◆ DATA EXCERPTS ◆

──────

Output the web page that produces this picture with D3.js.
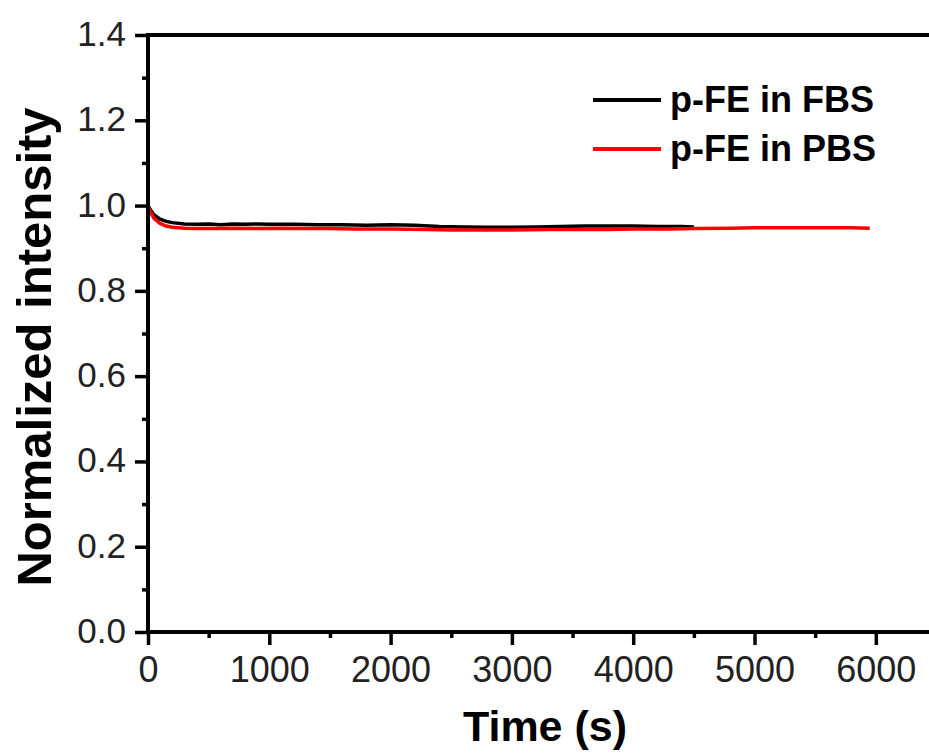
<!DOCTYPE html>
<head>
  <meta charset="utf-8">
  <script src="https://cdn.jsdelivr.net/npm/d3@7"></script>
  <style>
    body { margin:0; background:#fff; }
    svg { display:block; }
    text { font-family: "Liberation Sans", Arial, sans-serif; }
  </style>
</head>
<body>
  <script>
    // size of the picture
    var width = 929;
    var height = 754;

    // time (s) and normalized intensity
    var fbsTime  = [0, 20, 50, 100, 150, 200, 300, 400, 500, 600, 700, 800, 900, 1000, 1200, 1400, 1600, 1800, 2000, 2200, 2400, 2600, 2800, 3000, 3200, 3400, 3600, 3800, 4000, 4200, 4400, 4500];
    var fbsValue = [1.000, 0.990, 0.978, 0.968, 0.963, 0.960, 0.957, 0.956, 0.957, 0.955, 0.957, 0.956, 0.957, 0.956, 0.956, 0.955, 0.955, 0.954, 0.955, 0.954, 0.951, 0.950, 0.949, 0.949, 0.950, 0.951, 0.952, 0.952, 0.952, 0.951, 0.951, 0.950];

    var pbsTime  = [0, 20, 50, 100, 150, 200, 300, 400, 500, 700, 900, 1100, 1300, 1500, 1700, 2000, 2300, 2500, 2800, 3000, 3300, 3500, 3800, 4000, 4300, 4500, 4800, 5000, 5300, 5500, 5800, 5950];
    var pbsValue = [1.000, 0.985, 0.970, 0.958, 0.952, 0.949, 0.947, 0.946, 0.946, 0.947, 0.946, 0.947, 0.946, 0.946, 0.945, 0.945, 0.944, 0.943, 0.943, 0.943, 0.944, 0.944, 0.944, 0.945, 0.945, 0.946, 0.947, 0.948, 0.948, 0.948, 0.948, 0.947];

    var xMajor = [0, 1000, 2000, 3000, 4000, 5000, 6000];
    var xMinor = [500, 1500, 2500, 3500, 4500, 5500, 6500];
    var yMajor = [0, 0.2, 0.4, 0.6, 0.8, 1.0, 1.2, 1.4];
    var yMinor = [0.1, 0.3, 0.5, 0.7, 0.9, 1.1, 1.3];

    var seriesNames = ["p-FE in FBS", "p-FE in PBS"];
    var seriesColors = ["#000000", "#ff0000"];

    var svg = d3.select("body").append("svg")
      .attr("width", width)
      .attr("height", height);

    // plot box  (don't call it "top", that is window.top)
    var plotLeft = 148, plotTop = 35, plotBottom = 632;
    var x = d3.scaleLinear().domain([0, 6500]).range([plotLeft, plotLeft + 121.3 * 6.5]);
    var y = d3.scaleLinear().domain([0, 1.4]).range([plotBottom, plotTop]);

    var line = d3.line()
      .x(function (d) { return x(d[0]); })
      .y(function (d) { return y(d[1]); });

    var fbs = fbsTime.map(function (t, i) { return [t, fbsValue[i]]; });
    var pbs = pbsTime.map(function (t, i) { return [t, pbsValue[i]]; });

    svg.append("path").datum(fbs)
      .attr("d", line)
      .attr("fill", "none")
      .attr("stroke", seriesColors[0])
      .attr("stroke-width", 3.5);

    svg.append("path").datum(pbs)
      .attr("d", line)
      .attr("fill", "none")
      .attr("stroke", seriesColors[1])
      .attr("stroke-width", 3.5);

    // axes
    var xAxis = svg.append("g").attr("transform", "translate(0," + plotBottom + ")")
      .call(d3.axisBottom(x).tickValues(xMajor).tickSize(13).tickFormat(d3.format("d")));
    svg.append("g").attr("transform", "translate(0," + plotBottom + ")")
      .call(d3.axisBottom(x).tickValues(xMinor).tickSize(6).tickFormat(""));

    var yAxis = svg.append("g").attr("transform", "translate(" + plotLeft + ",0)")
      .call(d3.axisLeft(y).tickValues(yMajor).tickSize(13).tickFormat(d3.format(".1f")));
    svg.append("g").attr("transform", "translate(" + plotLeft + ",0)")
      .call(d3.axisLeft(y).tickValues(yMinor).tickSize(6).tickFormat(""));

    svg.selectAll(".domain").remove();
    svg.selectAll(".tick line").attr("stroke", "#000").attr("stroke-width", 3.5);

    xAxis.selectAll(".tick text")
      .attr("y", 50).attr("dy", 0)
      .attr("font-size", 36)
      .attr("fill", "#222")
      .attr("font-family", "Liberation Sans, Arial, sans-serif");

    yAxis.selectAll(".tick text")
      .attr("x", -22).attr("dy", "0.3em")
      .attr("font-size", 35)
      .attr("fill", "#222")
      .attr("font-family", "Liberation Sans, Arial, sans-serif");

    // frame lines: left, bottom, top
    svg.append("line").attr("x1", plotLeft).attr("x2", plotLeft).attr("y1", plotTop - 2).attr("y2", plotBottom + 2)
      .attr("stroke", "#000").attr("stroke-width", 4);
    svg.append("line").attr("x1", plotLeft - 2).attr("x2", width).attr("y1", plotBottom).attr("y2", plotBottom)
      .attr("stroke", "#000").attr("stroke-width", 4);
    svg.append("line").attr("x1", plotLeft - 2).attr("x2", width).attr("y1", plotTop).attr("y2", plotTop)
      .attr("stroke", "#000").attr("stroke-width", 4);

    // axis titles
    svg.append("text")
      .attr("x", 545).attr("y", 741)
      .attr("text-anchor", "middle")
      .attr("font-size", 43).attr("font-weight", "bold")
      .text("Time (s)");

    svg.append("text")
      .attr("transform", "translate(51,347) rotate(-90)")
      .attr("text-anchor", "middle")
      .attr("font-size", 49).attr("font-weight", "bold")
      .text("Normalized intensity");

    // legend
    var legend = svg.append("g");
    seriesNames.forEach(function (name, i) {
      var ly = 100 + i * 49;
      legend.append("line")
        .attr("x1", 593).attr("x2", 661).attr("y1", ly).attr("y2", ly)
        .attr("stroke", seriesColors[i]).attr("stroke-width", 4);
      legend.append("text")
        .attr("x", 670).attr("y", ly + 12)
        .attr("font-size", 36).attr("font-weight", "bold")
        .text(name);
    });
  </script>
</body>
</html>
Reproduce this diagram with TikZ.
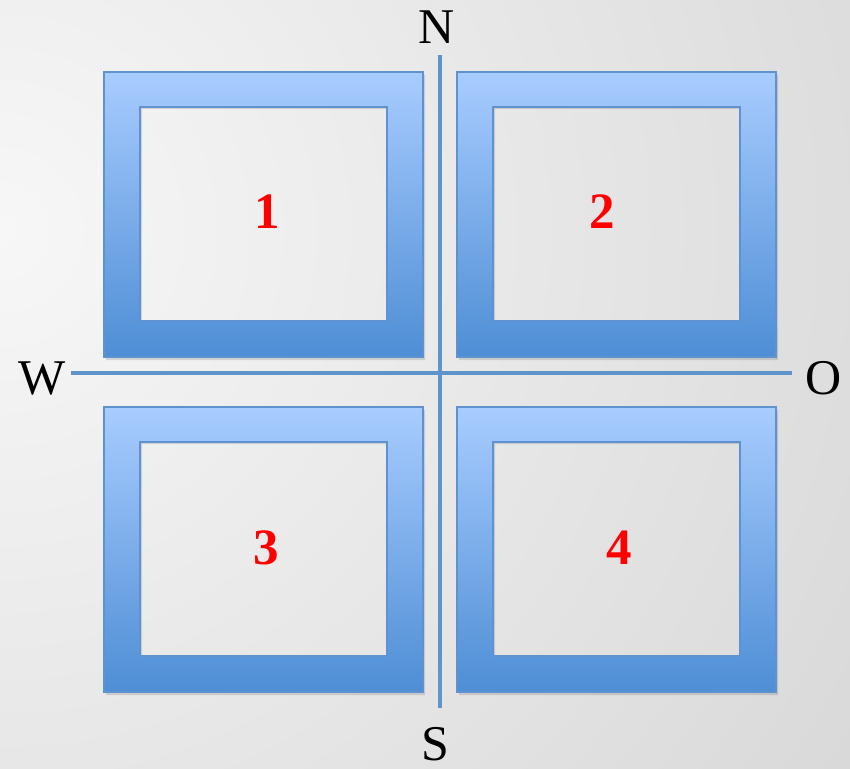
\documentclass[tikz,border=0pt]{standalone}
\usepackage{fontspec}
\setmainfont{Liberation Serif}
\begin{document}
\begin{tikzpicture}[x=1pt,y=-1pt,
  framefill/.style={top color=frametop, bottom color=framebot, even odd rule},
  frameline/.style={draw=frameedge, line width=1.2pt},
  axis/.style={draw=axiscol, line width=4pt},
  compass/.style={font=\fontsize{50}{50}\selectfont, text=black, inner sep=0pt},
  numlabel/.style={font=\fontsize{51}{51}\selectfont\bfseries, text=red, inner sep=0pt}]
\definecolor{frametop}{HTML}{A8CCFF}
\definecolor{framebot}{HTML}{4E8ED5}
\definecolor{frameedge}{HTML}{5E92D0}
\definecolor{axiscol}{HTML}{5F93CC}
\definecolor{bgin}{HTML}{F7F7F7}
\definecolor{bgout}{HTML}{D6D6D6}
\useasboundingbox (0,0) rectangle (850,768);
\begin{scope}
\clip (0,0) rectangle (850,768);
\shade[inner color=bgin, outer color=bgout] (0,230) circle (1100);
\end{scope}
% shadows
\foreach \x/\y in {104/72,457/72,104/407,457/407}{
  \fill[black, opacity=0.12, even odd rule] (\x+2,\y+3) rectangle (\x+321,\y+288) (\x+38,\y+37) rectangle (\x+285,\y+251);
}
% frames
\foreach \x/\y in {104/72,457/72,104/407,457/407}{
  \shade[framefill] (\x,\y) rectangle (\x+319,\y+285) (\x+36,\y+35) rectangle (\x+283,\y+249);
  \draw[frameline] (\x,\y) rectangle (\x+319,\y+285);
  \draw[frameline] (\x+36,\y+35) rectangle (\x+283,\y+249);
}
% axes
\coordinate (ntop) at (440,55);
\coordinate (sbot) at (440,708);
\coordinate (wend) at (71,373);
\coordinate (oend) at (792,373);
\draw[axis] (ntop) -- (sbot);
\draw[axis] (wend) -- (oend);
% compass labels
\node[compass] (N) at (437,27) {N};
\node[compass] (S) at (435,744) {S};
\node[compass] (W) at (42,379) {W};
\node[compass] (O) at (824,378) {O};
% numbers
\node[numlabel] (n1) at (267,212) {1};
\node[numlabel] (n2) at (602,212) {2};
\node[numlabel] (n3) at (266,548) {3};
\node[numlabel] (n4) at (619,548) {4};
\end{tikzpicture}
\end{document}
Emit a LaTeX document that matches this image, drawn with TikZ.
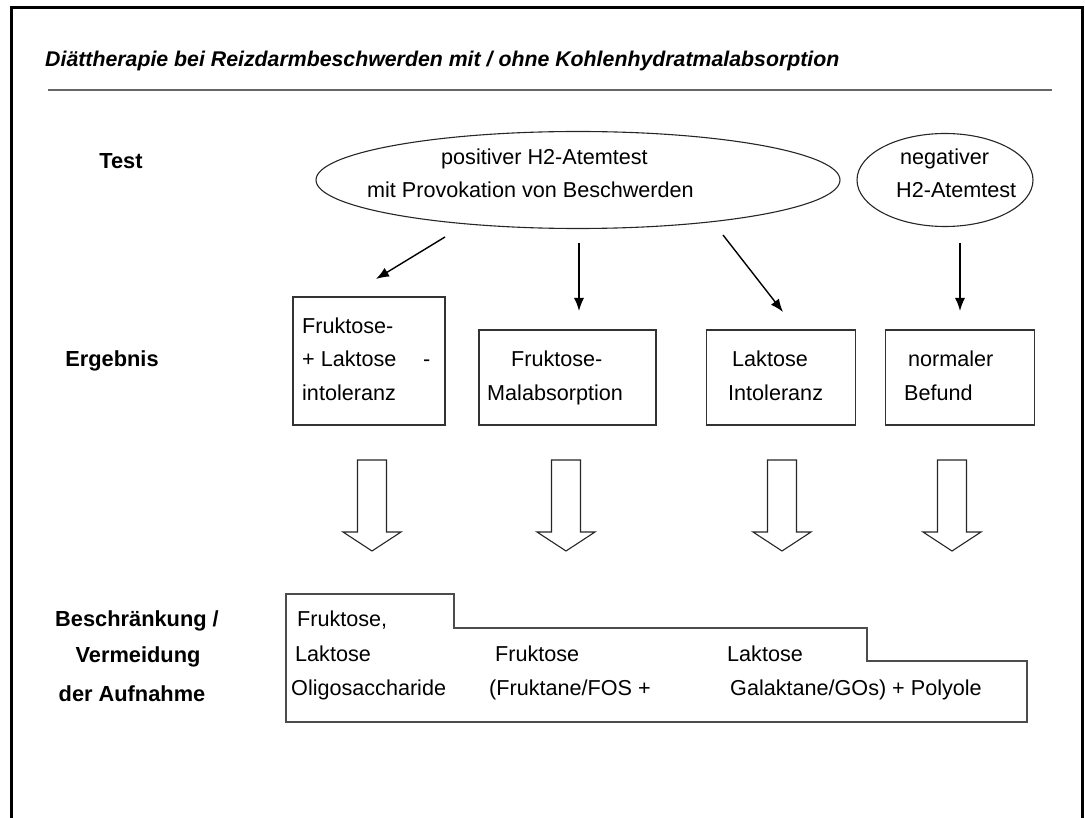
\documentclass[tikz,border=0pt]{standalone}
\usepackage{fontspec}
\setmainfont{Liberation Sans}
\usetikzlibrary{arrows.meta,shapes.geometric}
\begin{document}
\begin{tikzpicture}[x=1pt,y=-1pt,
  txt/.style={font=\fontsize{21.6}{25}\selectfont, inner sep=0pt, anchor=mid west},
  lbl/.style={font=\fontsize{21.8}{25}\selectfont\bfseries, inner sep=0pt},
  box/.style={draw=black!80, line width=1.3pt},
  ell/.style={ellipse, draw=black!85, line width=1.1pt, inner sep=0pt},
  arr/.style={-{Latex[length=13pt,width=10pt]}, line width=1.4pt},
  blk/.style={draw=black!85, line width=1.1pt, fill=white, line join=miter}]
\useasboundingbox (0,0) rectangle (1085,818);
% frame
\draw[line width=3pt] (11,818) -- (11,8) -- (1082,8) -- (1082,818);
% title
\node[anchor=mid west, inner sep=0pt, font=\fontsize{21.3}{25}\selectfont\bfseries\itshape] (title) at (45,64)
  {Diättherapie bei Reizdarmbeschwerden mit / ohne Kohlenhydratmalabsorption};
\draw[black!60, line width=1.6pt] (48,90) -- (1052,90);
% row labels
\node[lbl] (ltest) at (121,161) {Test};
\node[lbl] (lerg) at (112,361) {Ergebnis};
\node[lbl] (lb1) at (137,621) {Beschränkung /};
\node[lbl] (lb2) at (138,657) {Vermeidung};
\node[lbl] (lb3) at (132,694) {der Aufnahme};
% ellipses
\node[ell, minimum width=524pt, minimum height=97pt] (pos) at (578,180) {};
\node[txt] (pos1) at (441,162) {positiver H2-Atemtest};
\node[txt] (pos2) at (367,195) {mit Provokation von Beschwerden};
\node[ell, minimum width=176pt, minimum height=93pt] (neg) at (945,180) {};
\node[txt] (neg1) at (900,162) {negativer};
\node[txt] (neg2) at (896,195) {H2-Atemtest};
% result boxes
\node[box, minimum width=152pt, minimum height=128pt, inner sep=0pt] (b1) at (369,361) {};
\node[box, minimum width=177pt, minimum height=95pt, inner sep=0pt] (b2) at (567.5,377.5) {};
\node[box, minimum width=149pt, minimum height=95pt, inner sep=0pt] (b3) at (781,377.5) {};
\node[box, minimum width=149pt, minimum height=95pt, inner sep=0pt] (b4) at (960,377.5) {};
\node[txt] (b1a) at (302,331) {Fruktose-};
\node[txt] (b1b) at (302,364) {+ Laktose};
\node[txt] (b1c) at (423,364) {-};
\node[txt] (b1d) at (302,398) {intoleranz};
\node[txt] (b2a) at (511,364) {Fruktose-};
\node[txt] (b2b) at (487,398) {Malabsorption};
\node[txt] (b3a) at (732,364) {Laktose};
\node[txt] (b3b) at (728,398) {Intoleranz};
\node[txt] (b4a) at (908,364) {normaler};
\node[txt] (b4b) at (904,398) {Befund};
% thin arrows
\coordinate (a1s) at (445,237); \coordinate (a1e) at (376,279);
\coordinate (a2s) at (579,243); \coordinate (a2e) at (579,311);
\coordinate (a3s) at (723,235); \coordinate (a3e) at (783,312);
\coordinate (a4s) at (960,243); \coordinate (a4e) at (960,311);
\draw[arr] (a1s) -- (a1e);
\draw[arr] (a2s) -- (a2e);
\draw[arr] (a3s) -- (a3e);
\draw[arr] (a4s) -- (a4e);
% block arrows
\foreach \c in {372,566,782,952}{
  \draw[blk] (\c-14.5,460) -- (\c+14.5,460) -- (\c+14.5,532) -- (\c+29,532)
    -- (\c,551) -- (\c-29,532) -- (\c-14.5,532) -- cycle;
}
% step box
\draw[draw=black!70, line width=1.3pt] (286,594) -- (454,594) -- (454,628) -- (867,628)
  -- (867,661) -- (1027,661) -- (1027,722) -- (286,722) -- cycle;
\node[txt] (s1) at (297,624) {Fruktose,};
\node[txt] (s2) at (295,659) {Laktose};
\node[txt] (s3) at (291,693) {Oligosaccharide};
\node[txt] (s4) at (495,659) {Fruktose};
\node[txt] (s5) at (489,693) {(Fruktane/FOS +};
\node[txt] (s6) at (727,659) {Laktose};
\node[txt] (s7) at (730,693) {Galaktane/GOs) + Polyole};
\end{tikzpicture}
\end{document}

──────

◆ TASK TO CARRY OUT ◆
Set the lines above down again, word for word, from the first through the one containing "var height = 754;"; pictures excluded.

◆ SOLUTION TO THIS EXERCISE ◆
Output the web page that produces this picture with D3.js.
<!DOCTYPE html>
<head>
  <meta charset="utf-8">
  <script src="https://cdn.jsdelivr.net/npm/d3@7"></script>
  <style>
    body { margin:0; background:#fff; }
    svg { display:block; }
    text { font-family: "Liberation Sans", Arial, sans-serif; }
  </style>
</head>
<body>
  <script>
    // size of the picture
    var width = 929;
    var height = 754;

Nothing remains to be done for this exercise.